**GIVEN PROBLEM**
Write out, word for word, every line from the first one through the line that holds "const yTicks = [4, 5, 6, 7, 8, 9, 10, 11];", and nothing else; skip the pictures.

-- Begin SUPPLIED INFORMATION --

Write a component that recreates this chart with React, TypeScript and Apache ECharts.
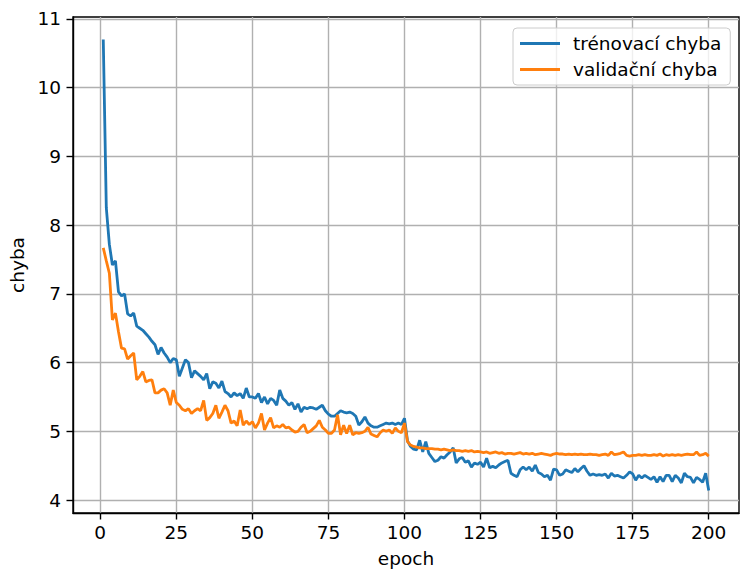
import React, { useEffect, useRef } from "react";
import * as echarts from "echarts";

const TRAIN_LABEL = "trénovací chyba";
const VALID_LABEL = "validační chyba";
const X_NAME = "epoch";
const Y_NAME = "chyba";

const xTicks = [0, 25, 50, 75, 100, 125, 150, 175, 200];
const yTicks = [4, 5, 6, 7, 8, 9, 10, 11];

const trainLoss = [
  10.70, 8.25, 7.72, 7.42, 7.48, 7.03, 6.97, 7.00, 6.71, 6.68,
  6.72, 6.53, 6.50, 6.47, 6.42, 6.37, 6.31, 6.26, 6.12, 6.22,
  6.14, 6.08, 6.00, 6.06, 6.04, 5.80, 5.92, 6.04, 6.00, 5.78,
  5.88, 5.84, 5.80, 5.75, 5.84, 5.62, 5.72, 5.70, 5.63, 5.73,
  5.58, 5.55, 5.50, 5.56, 5.52, 5.55, 5.48, 5.63, 5.50, 5.50,
  5.48, 5.55, 5.42, 5.50, 5.40, 5.48, 5.45, 5.38, 5.60, 5.48,
  5.44, 5.38, 5.42, 5.32, 5.40, 5.28, 5.35, 5.33, 5.35, 5.34,
  5.32, 5.35, 5.38, 5.30, 5.25, 5.22, 5.22, 5.26, 5.30, 5.28,
  5.27, 5.28, 5.26, 5.22, 5.09, 5.14, 5.21, 5.12, 5.08, 5.06,
  5.06, 5.08, 5.10, 5.12, 5.11, 5.12, 5.10, 5.12, 5.10, 5.19,
  4.86, 4.78, 4.74, 4.73, 4.87, 4.70, 4.85, 4.68, 4.62, 4.56,
  4.58, 4.63, 4.61, 4.66, 4.70, 4.76, 4.54, 4.60, 4.62, 4.55,
  4.57, 4.48, 4.54, 4.52, 4.55, 4.48, 4.61, 4.47, 4.49, 4.47,
  4.51, 4.54, 4.56, 4.58, 4.39, 4.36, 4.34, 4.44, 4.48, 4.44,
  4.48, 4.42, 4.51, 4.40, 4.38, 4.34, 4.36, 4.29, 4.45, 4.44,
  4.36, 4.38, 4.44, 4.42, 4.40, 4.46, 4.41, 4.46, 4.50, 4.42,
  4.36, 4.38, 4.36, 4.37, 4.36, 4.38, 4.32, 4.39, 4.35, 4.36,
  4.34, 4.32, 4.36, 4.41, 4.38, 4.29, 4.36, 4.32, 4.36, 4.33,
  4.30, 4.34, 4.26, 4.34, 4.27, 4.36, 4.36, 4.27, 4.36, 4.32,
  4.25, 4.39, 4.34, 4.33, 4.25, 4.33, 4.30, 4.26, 4.39, 4.14,
];

const validLoss = [
  7.67, 7.48, 7.30, 6.62, 6.72, 6.45, 6.21, 6.20, 6.05, 6.10,
  6.14, 5.75, 5.80, 5.87, 5.72, 5.74, 5.75, 5.56, 5.56, 5.60,
  5.62, 5.56, 5.38, 5.60, 5.42, 5.38, 5.32, 5.30, 5.33, 5.26,
  5.30, 5.33, 5.30, 5.45, 5.16, 5.20, 5.26, 5.38, 5.19, 5.28,
  5.38, 5.30, 5.12, 5.15, 5.08, 5.31, 5.09, 5.15, 5.10, 5.14,
  5.05, 5.12, 5.26, 5.02, 5.12, 5.20, 5.05, 5.08, 5.06, 5.10,
  5.05, 5.06, 5.02, 4.99, 5.00, 5.06, 5.10, 4.98, 5.00, 5.04,
  5.08, 5.16, 5.06, 5.02, 4.97, 4.97, 5.02, 5.24, 4.95, 5.09,
  4.97, 5.09, 4.95, 4.98, 4.97, 4.98, 5.00, 5.06, 4.96, 4.94,
  4.92, 4.98, 5.02, 5.00, 5.02, 4.97, 5.05, 5.00, 4.98, 5.12,
  4.85, 4.80, 4.78, 4.77, 4.76, 4.76, 4.75, 4.75, 4.75, 4.74,
  4.74, 4.73, 4.74, 4.73, 4.72, 4.73, 4.72, 4.72, 4.71, 4.72,
  4.71, 4.72, 4.70, 4.71, 4.70, 4.69, 4.70, 4.68, 4.69, 4.70,
  4.68, 4.69, 4.67, 4.68, 4.68, 4.67, 4.68, 4.69, 4.67, 4.68,
  4.67, 4.68, 4.66, 4.67, 4.68, 4.67, 4.66, 4.65, 4.67, 4.68,
  4.67, 4.67, 4.66, 4.67, 4.66, 4.67, 4.66, 4.67, 4.66, 4.66,
  4.67, 4.66, 4.66, 4.65, 4.66, 4.67, 4.65, 4.70, 4.66, 4.67,
  4.68, 4.70, 4.65, 4.64, 4.65, 4.65, 4.66, 4.65, 4.66, 4.65,
  4.65, 4.66, 4.65, 4.67, 4.64, 4.66, 4.65, 4.66, 4.65, 4.66,
  4.65, 4.66, 4.67, 4.66, 4.66, 4.70, 4.65, 4.66, 4.68, 4.64,
];

const FONT = "DejaVu Sans";
const FS = 18.5;

export default function App() {
  const ref = useRef<HTMLDivElement>(null);

  useEffect(() => {
    if (!ref.current) return;
    const chart = echarts.init(ref.current, undefined, { renderer: "svg" });
    const trainData = trainLoss.map((v, i) => [i + 1, v]);
    const validData = validLoss.map((v, i) => [i + 1, v]);
    const n = trainLoss.length;
    const allVals = trainLoss.concat(validLoss);
    const yMinData = Math.min(...allVals);
    const yMaxData = Math.max(...allVals);
    const yPad = (yMaxData - yMinData) * 0.05;
    const xPad = (n - 1) * 0.05;

    chart.setOption({
      animation: false,
      backgroundColor: "#ffffff",
      textStyle: { fontFamily: FONT },
      grid: {
        left: 73,
        top: 17,
        width: 666,
        height: 496,
        show: true,
        borderColor: "#000000",
        borderWidth: 1.4,
        backgroundColor: "transparent",
        containLabel: false,
        outerBoundsMode: "none",
      },
      legend: {
        orient: "vertical",
        left: 513,
        top: 28,
        padding: [6, 9, 6, 7],
        itemGap: 7,
        itemWidth: 40,
        itemHeight: 2.8,
        icon: "rect",
        backgroundColor: "rgba(255,255,255,0.8)",
        borderColor: "#cccccc",
        borderWidth: 1,
        borderRadius: 4,
        textStyle: {
          fontFamily: FONT,
          fontSize: FS,
          color: "#000000",
          padding: [0, 0, 0, 8],
        },
        data: [TRAIN_LABEL, VALID_LABEL],
      },
      xAxis: {
        type: "value",
        min: 1 - xPad,
        max: n + xPad,
        name: X_NAME,
        nameLocation: "middle",
        nameGap: 36,
        nameTextStyle: { fontFamily: FONT, fontSize: FS, color: "#000000" },
        axisLine: { show: true, onZero: false, lineStyle: { color: "#000000", width: 1.4 } },
        axisTick: {
          show: true,
          length: 6.5,
          lineStyle: { color: "#000000", width: 1.4 },
          customValues: xTicks,
        },
        axisLabel: {
          customValues: xTicks,
          fontFamily: FONT,
          fontSize: FS,
          color: "#000000",
          margin: 10,
          showMinLabel: true,
          showMaxLabel: true,
        },
        splitLine: { show: true, lineStyle: { color: "#b0b0b0", width: 1.4 } },
      },
      yAxis: {
        type: "value",
        min: yMinData - yPad,
        max: yMaxData + yPad,
        name: Y_NAME,
        nameLocation: "middle",
        nameGap: 42,
        nameTextStyle: { fontFamily: FONT, fontSize: FS, color: "#000000" },
        axisLine: { show: true, onZero: false, lineStyle: { color: "#000000", width: 1.4 } },
        axisTick: {
          show: true,
          length: 6.5,
          lineStyle: { color: "#000000", width: 1.4 },
          customValues: yTicks,
        },
        axisLabel: {
          customValues: yTicks,
          fontFamily: FONT,
          fontSize: FS,
          color: "#000000",
          margin: 12,
        },
        splitLine: { show: true, lineStyle: { color: "#b0b0b0", width: 1.4 } },
      },
      series: [
        {
          name: TRAIN_LABEL,
          type: "line",
          data: trainData,
          showSymbol: false,
          symbol: "none",
          color: "#1f77b4",
          lineStyle: { color: "#1f77b4", width: 2.8 },
          z: 3,
        },
        {
          name: VALID_LABEL,
          type: "line",
          data: validData,
          showSymbol: false,
          symbol: "none",
          color: "#ff7f0e",
          lineStyle: { color: "#ff7f0e", width: 2.8 },
          z: 4,
        },
      ],
    });
    return () => chart.dispose();
  }, []);

  return (
    <div
      ref={ref}
      style={{ position: "fixed", left: 0, top: 0, width: 740, height: 571, background: "#fff" }}
    />
  );
}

-- End SUPPLIED INFORMATION --

**SOLUTION**
Write a component that recreates this chart with React, TypeScript and Apache ECharts.
import React, { useEffect, useRef } from "react";
import * as echarts from "echarts";

const TRAIN_LABEL = "trénovací chyba";
const VALID_LABEL = "validační chyba";
const X_NAME = "epoch";
const Y_NAME = "chyba";

const xTicks = [0, 25, 50, 75, 100, 125, 150, 175, 200];
const yTicks = [4, 5, 6, 7, 8, 9, 10, 11];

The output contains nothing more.